- **Your goal**
Return only the lines from the top of the data down to the one that holds "Chart.register(...registerables);", both included, without any pictures.

BEGIN

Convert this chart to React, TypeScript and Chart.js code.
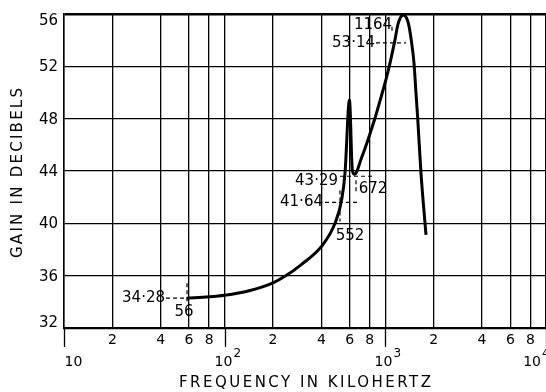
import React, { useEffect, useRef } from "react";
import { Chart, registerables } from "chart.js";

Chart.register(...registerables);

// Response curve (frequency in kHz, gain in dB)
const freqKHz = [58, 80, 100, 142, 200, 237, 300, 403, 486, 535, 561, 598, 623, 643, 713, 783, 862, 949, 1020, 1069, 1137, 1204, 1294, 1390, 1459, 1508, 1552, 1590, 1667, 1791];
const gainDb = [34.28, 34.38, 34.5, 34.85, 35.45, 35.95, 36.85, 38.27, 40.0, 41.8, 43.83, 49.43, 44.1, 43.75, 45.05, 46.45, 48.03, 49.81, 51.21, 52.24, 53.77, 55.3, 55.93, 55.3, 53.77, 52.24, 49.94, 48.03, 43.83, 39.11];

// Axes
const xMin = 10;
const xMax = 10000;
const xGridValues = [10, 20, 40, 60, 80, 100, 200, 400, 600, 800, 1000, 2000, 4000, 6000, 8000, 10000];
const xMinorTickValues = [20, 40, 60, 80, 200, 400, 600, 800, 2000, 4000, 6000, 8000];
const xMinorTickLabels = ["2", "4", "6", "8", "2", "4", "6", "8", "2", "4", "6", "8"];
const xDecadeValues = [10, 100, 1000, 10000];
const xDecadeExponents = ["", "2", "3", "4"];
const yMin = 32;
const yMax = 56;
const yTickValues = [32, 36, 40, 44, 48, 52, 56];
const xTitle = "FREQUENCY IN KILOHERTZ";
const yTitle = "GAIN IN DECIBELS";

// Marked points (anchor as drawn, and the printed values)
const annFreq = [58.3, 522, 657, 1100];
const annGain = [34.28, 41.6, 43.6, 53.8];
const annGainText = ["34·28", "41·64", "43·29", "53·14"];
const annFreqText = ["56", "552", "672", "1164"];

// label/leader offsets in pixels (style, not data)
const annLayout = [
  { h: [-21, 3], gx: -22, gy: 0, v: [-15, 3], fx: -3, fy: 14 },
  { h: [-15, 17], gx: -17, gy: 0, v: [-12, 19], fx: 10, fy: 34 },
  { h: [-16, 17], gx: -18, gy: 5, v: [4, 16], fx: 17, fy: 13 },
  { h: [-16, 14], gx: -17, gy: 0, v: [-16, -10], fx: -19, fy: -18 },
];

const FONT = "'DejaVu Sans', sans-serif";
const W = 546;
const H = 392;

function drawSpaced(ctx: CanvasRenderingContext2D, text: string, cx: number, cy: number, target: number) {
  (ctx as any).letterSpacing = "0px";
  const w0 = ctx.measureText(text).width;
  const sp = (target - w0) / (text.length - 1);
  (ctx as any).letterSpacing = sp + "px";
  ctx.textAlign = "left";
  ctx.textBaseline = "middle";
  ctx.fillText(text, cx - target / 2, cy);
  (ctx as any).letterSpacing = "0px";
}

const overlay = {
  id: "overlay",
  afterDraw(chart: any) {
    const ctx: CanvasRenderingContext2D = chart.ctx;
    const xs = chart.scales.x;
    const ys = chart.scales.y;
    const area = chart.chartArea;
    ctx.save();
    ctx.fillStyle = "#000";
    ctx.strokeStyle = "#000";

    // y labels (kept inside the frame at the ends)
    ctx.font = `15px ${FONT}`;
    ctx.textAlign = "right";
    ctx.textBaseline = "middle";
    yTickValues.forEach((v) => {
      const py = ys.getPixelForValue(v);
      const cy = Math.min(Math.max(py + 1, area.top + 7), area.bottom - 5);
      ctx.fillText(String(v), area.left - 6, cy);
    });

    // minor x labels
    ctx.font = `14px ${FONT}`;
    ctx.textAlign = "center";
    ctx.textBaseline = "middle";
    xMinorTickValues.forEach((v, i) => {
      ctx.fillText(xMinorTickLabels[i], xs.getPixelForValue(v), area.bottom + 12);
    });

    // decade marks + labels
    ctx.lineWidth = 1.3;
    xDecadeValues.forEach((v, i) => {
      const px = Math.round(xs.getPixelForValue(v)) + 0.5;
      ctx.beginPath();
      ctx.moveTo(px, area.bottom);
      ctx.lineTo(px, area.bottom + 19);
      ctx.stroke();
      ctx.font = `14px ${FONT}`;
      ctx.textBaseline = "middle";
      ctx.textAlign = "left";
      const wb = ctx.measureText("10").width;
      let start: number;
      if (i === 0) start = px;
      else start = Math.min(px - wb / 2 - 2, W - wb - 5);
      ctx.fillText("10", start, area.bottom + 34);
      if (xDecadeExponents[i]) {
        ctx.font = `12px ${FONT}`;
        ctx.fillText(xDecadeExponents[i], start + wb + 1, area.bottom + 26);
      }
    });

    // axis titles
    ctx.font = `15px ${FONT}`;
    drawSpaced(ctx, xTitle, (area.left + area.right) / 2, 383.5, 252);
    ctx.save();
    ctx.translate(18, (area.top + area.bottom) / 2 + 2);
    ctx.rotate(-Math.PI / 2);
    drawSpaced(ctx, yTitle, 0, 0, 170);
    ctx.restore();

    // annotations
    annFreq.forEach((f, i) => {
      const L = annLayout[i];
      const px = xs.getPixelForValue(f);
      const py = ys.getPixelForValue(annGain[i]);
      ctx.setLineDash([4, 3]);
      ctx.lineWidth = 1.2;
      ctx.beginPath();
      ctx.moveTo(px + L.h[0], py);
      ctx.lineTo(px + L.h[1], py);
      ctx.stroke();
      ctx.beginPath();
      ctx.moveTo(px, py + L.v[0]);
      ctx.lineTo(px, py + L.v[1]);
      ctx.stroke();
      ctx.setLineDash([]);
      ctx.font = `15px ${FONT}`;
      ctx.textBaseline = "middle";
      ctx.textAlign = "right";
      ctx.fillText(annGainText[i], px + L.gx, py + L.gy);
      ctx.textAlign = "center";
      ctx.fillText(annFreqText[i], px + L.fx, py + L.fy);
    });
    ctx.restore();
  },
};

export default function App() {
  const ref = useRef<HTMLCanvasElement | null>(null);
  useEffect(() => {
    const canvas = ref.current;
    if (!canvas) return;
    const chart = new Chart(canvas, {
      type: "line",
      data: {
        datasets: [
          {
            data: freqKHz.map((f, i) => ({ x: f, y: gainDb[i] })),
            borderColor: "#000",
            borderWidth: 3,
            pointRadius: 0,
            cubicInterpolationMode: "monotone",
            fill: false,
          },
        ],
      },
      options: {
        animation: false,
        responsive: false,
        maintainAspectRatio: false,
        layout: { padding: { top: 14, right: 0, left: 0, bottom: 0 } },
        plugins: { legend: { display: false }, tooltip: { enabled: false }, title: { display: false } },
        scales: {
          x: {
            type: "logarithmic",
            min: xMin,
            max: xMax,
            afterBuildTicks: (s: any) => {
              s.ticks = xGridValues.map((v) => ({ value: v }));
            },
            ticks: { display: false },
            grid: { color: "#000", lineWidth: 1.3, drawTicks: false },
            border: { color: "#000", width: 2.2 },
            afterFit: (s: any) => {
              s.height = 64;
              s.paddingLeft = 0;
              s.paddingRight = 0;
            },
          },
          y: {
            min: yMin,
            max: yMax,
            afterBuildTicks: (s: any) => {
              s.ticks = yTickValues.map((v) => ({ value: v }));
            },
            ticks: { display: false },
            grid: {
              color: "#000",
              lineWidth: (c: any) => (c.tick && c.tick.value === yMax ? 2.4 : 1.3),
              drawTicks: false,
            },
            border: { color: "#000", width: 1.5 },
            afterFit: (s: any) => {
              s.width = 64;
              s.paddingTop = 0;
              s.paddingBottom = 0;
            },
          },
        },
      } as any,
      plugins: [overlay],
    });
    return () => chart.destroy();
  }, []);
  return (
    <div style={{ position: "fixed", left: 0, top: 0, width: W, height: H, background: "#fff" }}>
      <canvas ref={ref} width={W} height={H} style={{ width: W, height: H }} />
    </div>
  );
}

END

- **Solved exercise**
Convert this chart to React, TypeScript and Chart.js code.
import React, { useEffect, useRef } from "react";
import { Chart, registerables } from "chart.js";

Chart.register(...registerables);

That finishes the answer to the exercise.